Guest crash after load cpuidle-haltpoll driver (BZ#1776288)

I'll test the latest kernel

Please note that the interface for the haltpoll driver has slightly changed. Use the following script that can handle both, old and new location:



if [ "$1" == "start" ]; then
    modprobe cpuidle-haltpoll
    if [ -e /sys/module/cpuidle_haltpoll/parameters/ ]; then
        echo $guest_halt_poll_ns > /sys/module/cpuidle_haltpoll/parameters/guest_halt_poll_ns
        echo $guest_halt_poll_grow_start > /sys/module/cpuidle_haltpoll/parameters/guest_halt_poll_grow_start
    elif [ -e /sys/module/haltpoll/parameters/ ]; then
        echo $guest_halt_poll_ns > /sys/module/haltpoll/parameters/guest_halt_poll_ns
        echo $guest_halt_poll_grow_start > /sys/module/haltpoll/parameters/guest_halt_poll_grow_start

In case your VM crashed when you load the driver, something else is wrong and opening a bug is the right way to go.

You should still fail in case modprobe fails or in case if and elif conditions both fail or create a warning/whatever. Otherwise issues could go unnoticed.

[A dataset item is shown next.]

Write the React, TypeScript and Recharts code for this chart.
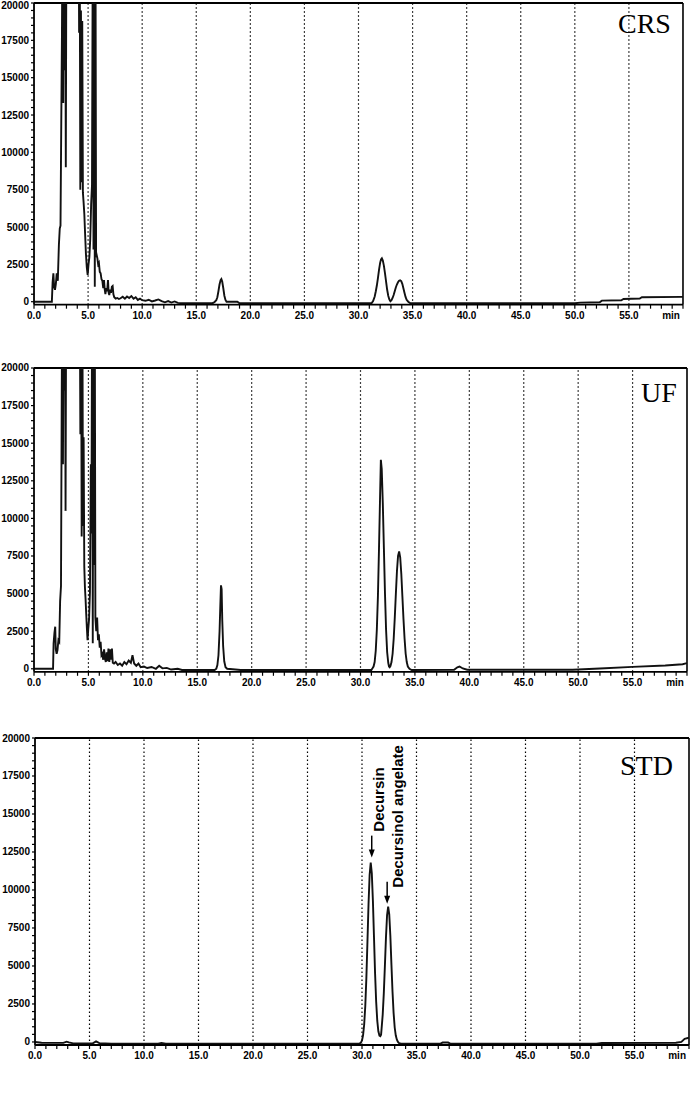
import React from 'react';
import { LineChart, Line, XAxis, YAxis, ReferenceLine, ReferenceDot } from 'recharts';

// ---- axis / tick values ----
const xTicks: number[] = Array.from({ length: 61 }, (_, i) => i); // tick marks every minute
const xLabelStep = 5;
const yTicks: number[] = Array.from({ length: 41 }, (_, i) => i * 500); // tick marks every 500
const yLabelStep = 2500;
const gridTimes: number[] = [5, 10, 15, 20, 25, 30, 35, 40, 45, 50, 55];
const xDomain: [number, number] = [0, 60];
const yDomain: [number, number] = [-200, 20000];

// ---- traces (time in min, signal) ----
const crsTrace: [number, number][] = [
  [0, 0], [1.65, 0], [1.72, 1300], [1.79, 1900], [1.86, 1000], [1.94, 800], [2.02, 1200], [2.1, 1900],
  [2.2, 1400], [2.3, 3800], [2.38, 4900], [2.45, 5100], [2.52, 12000], [2.58, 17600], [2.64, 26000],
  [2.7, 13300], [2.76, 26000], [2.82, 15500], [2.88, 26000], [2.94, 9000], [3.0, 26000], [3.5, 32000],
  [4.12, 26000], [4.17, 18000], [4.22, 26000], [4.28, 7500], [4.34, 19500], [4.4, 8000], [4.46, 18800],
  [4.52, 7300], [4.58, 6700], [4.65, 5900], [4.72, 4600], [4.8, 3200], [4.88, 2300], [4.96, 1800],
  [5.04, 2500], [5.12, 3000], [5.2, 4200], [5.28, 6500], [5.36, 7800], [5.44, 26000], [5.5, 3500],
  [5.56, 26000], [5.62, 1000], [5.68, 26000], [5.74, 3000], [5.8, 3100], [5.86, 2900], [5.93, 2500],
  [6.0, 2600], [6.08, 2000], [6.16, 1900], [6.24, 1500], [6.32, 1400], [6.4, 900], [6.47, 1450],
  [6.54, 800], [6.6, 500], [6.68, 900], [6.76, 700], [6.84, 1450], [6.9, 600], [6.96, 450], [7.04, 800],
  [7.12, 600], [7.2, 1000], [7.27, 1050], [7.34, 500], [7.42, 300], [7.55, 200], [7.7, 250], [7.85, 180],
  [8.0, 230], [8.2, 330], [8.4, 200], [8.6, 350], [8.8, 250], [9.0, 380], [9.2, 200], [9.4, 300],
  [9.6, 120], [9.8, 200], [10.0, 100], [10.3, 60], [10.6, 130], [10.9, 20], [11.2, 80], [11.5, 150],
  [11.8, 40], [12.1, -40], [12.4, 40], [12.7, -60], [13.0, 20], [13.3, -80], [13.8, -100], [16.5, -100],
  [16.7, -20], [16.85, 100], [16.95, 300], [17.05, 700], [17.15, 1150], [17.25, 1450], [17.32, 1520],
  [17.4, 1350], [17.5, 900], [17.6, 400], [17.7, 120], [17.8, 0], [18.8, 0], [19.0, -100], [31.2, -100],
  [31.35, 50], [31.5, 350], [31.6, 700], [31.7, 1100], [31.8, 1600], [31.9, 2150], [32.0, 2600],
  [32.08, 2830], [32.16, 2900], [32.25, 2750], [32.35, 2400], [32.45, 1900], [32.55, 1350], [32.65, 800],
  [32.75, 400], [32.85, 150], [32.95, 30], [33.05, 100], [33.15, 250], [33.25, 450], [33.35, 700],
  [33.45, 950], [33.55, 1150], [33.65, 1300], [33.75, 1400], [33.85, 1430], [33.95, 1380], [34.05, 1200],
  [34.15, 900], [34.25, 600], [34.35, 320], [34.45, 130], [34.6, 0], [34.8, -100], [50.0, -100],
  [50.5, -60], [52.3, -40], [52.5, 70], [54.3, 100], [54.5, 180], [56.0, 210], [56.2, 300], [60, 320],
];

const ufTrace: [number, number][] = [
  [0, 0], [1.75, 0], [1.8, 1700], [1.88, 2400], [1.95, 2800], [2.0, 1300], [2.08, 1000], [2.16, 1250],
  [2.24, 1900], [2.32, 1800], [2.4, 4500], [2.48, 5500], [2.55, 18500], [2.6, 26000], [2.66, 13600],
  [2.72, 26000], [2.78, 18500], [2.84, 26000], [2.9, 10500], [2.96, 26000], [3.5, 32000], [4.2, 26000],
  [4.26, 15600], [4.32, 26000], [4.38, 8800], [4.44, 26000], [4.5, 9500], [4.56, 15400], [4.62, 6800],
  [4.68, 5400], [4.74, 4600], [4.8, 3600], [4.86, 2700], [4.92, 1900], [4.98, 2600], [5.06, 3300],
  [5.14, 5100], [5.22, 13600], [5.28, 9000], [5.34, 26000], [5.4, 1700], [5.46, 26000], [5.52, 6900],
  [5.58, 26000], [5.64, 3400], [5.72, 2500], [5.8, 3400], [5.88, 1900], [5.96, 2300], [6.04, 1400],
  [6.12, 1800], [6.2, 900], [6.28, 1000], [6.36, 600], [6.44, 1300], [6.52, 700], [6.6, 450],
  [6.68, 1100], [6.76, 500], [6.84, 1350], [6.92, 450], [7.0, 1300], [7.08, 600], [7.16, 1350],
  [7.24, 400], [7.35, 350], [7.5, 450], [7.7, 250], [7.9, 350], [8.1, 200], [8.3, 450], [8.5, 300],
  [8.7, 550], [8.9, 400], [9.05, 900], [9.2, 350], [9.4, 200], [9.6, 350], [9.8, 100], [10.1, 150],
  [10.4, 50], [10.8, 120], [11.2, 0], [11.5, 200], [11.8, 30], [12.2, 60], [12.6, -50], [13.2, 0],
  [13.6, -80], [16.6, -80], [16.75, 0], [16.85, 250], [16.95, 900], [17.05, 2500], [17.12, 4200],
  [17.18, 5550], [17.24, 5300], [17.3, 3200], [17.38, 1500], [17.48, 500], [17.6, 100], [17.75, 0],
  [18.5, -50], [19.0, -80], [31.0, -80], [31.1, 30], [31.2, 150], [31.3, 450], [31.4, 1200], [31.5, 2600],
  [31.6, 4800], [31.7, 8000], [31.8, 11500], [31.87, 13900], [31.95, 13300], [32.05, 11000], [32.15, 8000],
  [32.25, 5000], [32.35, 2600], [32.45, 1100], [32.55, 400], [32.62, 150], [32.68, 100], [32.75, 180],
  [32.85, 450], [32.95, 1000], [33.05, 2000], [33.15, 3400], [33.25, 5000], [33.35, 6500], [33.45, 7500],
  [33.55, 7800], [33.65, 7400], [33.75, 6300], [33.85, 4800], [33.95, 3300], [34.05, 2000], [34.15, 1000],
  [34.25, 450], [34.35, 150], [34.5, 0], [34.7, -80], [38.6, -60], [38.9, 100], [39.1, 150], [39.4, 20],
  [39.8, -60], [49.5, -60], [52, 20], [55, 130], [58, 220], [59.6, 300], [60, 380],
];

const stdTrace: [number, number][] = [
  [0, 0], [0.6, -50], [2.6, -60], [2.9, 20], [3.1, -30], [3.5, -90], [5.3, -90], [5.6, 40], [5.9, -80],
  [7, -110], [11.3, -110], [11.6, -60], [12, -110], [29.7, -110], [29.8, -90], [29.9, -40], [30.0, 100],
  [30.1, 450], [30.2, 1150], [30.3, 2350], [30.4, 4200], [30.5, 6600], [30.6, 9100], [30.7, 11000],
  [30.8, 11800], [30.9, 11100], [31.0, 9300], [31.1, 6900], [31.2, 4500], [31.3, 2650], [31.4, 1400],
  [31.5, 700], [31.6, 420], [31.68, 380], [31.75, 480], [31.8, 900], [31.9, 1800], [32.0, 3200],
  [32.1, 5000], [32.2, 6900], [32.3, 8350], [32.4, 8900], [32.5, 8400], [32.6, 7000], [32.7, 5100],
  [32.8, 3300], [32.9, 1900], [33.0, 950], [33.1, 420], [33.2, 150], [33.3, 0], [33.4, -80], [33.6, -110],
  [37.2, -110], [37.4, -40], [37.9, -40], [38.1, -110], [51.5, -110], [52, -70], [58.8, -50], [59.3, 0],
  [59.6, 200], [60, 280],
];

// ---- annotations ----
const decursinPeak = { t: 30.8, v: 11800, label: 'Decursin' };
const angelatePeak = { t: 32.4, v: 8900, label: 'Decursinol angelate' };

const toData = (tr: [number, number][]) => tr.map(([t, v]) => ({ t, v }));
const crsData = toData(crsTrace);
const ufData = toData(ufTrace);
const stdData = toData(stdTrace);

const TICK_FONT = '"Liberation Sans", Arial, sans-serif';

const renderXTick = (props: any) => {
  const { x, y, payload } = props;
  const v = payload.value as number;
  if (v % xLabelStep !== 0) return <g />;
  const common = {
    fontFamily: TICK_FONT,
    fontSize: 10,
    fontWeight: 700,
    fill: '#000',
    dominantBaseline: 'hanging' as const,
  };
  if (v === xDomain[1]) {
    return (
      <text x={x - 3} y={y + 1} textAnchor="end" {...common}>
        min
      </text>
    );
  }
  return (
    <text x={x} y={y + 1} textAnchor="middle" {...common}>
      {v.toFixed(1)}
    </text>
  );
};

const renderYTick = (props: any) => {
  const { x, y, payload } = props;
  const v = payload.value as number;
  if (v % yLabelStep !== 0) return <g />;
  const yy = Math.max(y, 5);
  return (
    <text
      x={x}
      y={yy}
      textAnchor="end"
      dominantBaseline="central"
      fontFamily={TICK_FONT}
      fontSize={10}
      fontWeight={700}
      fill="#000"
    >
      {String(v)}
    </text>
  );
};

type PanelProps = {
  data: { t: number; v: number }[];
  top: number;
  marginTop: number;
  plotHeight: number;
  yAxisWidth: number;
  marginRight: number;
  children?: React.ReactNode;
};

const X_AXIS_H = 30;

function Panel({ data, top, marginTop, plotHeight, yAxisWidth, marginRight, children }: PanelProps) {
  const height = marginTop + plotHeight + X_AXIS_H;
  return (
    <div style={{ position: 'absolute', left: 0, top }}>
      <LineChart
        width={693}
        height={height}
        data={data}
        margin={{ top: marginTop, right: marginRight, left: 0, bottom: 0 }}
      >
        <XAxis
          dataKey="t"
          type="number"
          domain={xDomain}
          ticks={xTicks}
          interval={0}
          tick={renderXTick}
          tickSize={4}
          height={X_AXIS_H}
          axisLine={{ stroke: '#000', strokeWidth: 1.8 }}
          tickLine={{ stroke: '#000', strokeWidth: 1.2 }}
          allowDataOverflow
        />
        <YAxis
          type="number"
          domain={yDomain}
          ticks={yTicks}
          interval={0}
          width={yAxisWidth}
          tickSize={3}
          tick={renderYTick}
          axisLine={{ stroke: '#000', strokeWidth: 1.8 }}
          tickLine={{ stroke: '#000', strokeWidth: 1.2 }}
          allowDataOverflow
        />
        {gridTimes.map((g) => (
          <ReferenceLine key={g} x={g} stroke="#000" strokeWidth={1.2} strokeDasharray="1.5 2.5" />
        ))}
        <ReferenceLine y={yDomain[1]} stroke="#000" strokeWidth={2} />
        <ReferenceLine x={xDomain[1]} stroke="#000" strokeWidth={1.6} />
        <Line
          dataKey="v"
          type="linear"
          stroke="#111"
          strokeWidth={1.9}
          dot={false}
          activeDot={false}
          isAnimationActive={false}
        />
        {children}
      </LineChart>
    </div>
  );
}

const makePeakLabel =
  (label: string, arrowDx: number, arrowTop: number, arrowTip: number, textDx: number, textBottom: number, fontSize: number) =>
  (props: any) => {
    const { cx, cy } = props;
    if (cx == null || cy == null) return <g />;
    const ax = cx + arrowDx;
    const tipY = cy - arrowTip;
    const tx = cx + textDx;
    const ty = cy - textBottom;
    return (
      <g>
        <line x1={ax} y1={cy - arrowTop} x2={ax} y2={tipY - 6} stroke="#000" strokeWidth={1.5} />
        <polygon points={`${ax - 3},${tipY - 8} ${ax + 3},${tipY - 8} ${ax},${tipY}`} fill="#000" />
        <text
          x={tx}
          y={ty}
          transform={`rotate(-90 ${tx} ${ty})`}
          textAnchor="start"
          dominantBaseline="central"
          fontFamily={TICK_FONT}
          fontWeight={700}
          fontSize={fontSize}
          fill="#000"
        >
          {label}
        </text>
      </g>
    );
  };

const titleStyle = { fontFamily: '"Liberation Serif", "Times New Roman", serif', fontSize: 28, fill: '#000' };

export default function App() {
  return (
    <div style={{ position: 'relative', width: 693, height: 1097, background: '#fff', overflow: 'hidden' }}>
      <style>{'body{margin:0;background:#fff}'}</style>
      <Panel data={crsData} top={0} marginTop={3} plotHeight={301.7} yAxisWidth={34} marginRight={10} />
      <Panel data={ufData} top={357.7} marginTop={10} plotHeight={303.8} yAxisWidth={34} marginRight={6} />
      <Panel data={stdData} top={727.7} marginTop={10} plotHeight={307} yAxisWidth={35} marginRight={4}>
        <ReferenceDot
          x={decursinPeak.t}
          y={decursinPeak.v}
          r={1}
          ifOverflow="visible"
          shape={makePeakLabel(decursinPeak.label, 1, 27, 5, 7.5, 31, 15)}
        />
        <ReferenceDot
          x={angelatePeak.t}
          y={angelatePeak.v}
          r={1}
          ifOverflow="visible"
          shape={makePeakLabel(angelatePeak.label, -1, 25, 3, 9.5, 19, 15)}
        />
      </Panel>
      <svg
        width={693}
        height={1097}
        style={{ position: 'absolute', left: 0, top: 0, pointerEvents: 'none' }}
      >
        <text x={618} y={33} {...titleStyle}>CRS</text>
        <text x={641} y={401.5} {...titleStyle}>UF</text>
        <text x={620} y={775} {...titleStyle}>STD</text>
      </svg>
    </div>
  );
}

Well, you are right. I'll consider that in a future version of that script.

Watch out for 7.9 update, hypervisor usable memory goes down about 2%, this lead to some issues for us :)

Are there any plans to also get a hci scenario certified?

Important note: While it's not specifically mentioned in the PDF, passing an HBA to a guest means that the HBA is no longer accessible to the hypervisor. Therefore, you must either have dedicated HBAs for passthrough, independent of those in use by the hypervisors to access FibreChannel storage domains, or you must use other forms of storage for the storage domains.

Thanks, Allison, for the feedback - our onsite SAP team has confirmed that this is indeed the case and we've added a statement to that effect in the PDF.

Any updates for rhv 4.4?

Hello Klaas - this is currently a WIP and the SAP Alliance team is working on it. Thanks.

Do you develop this in public? I would like to review the suggested changes.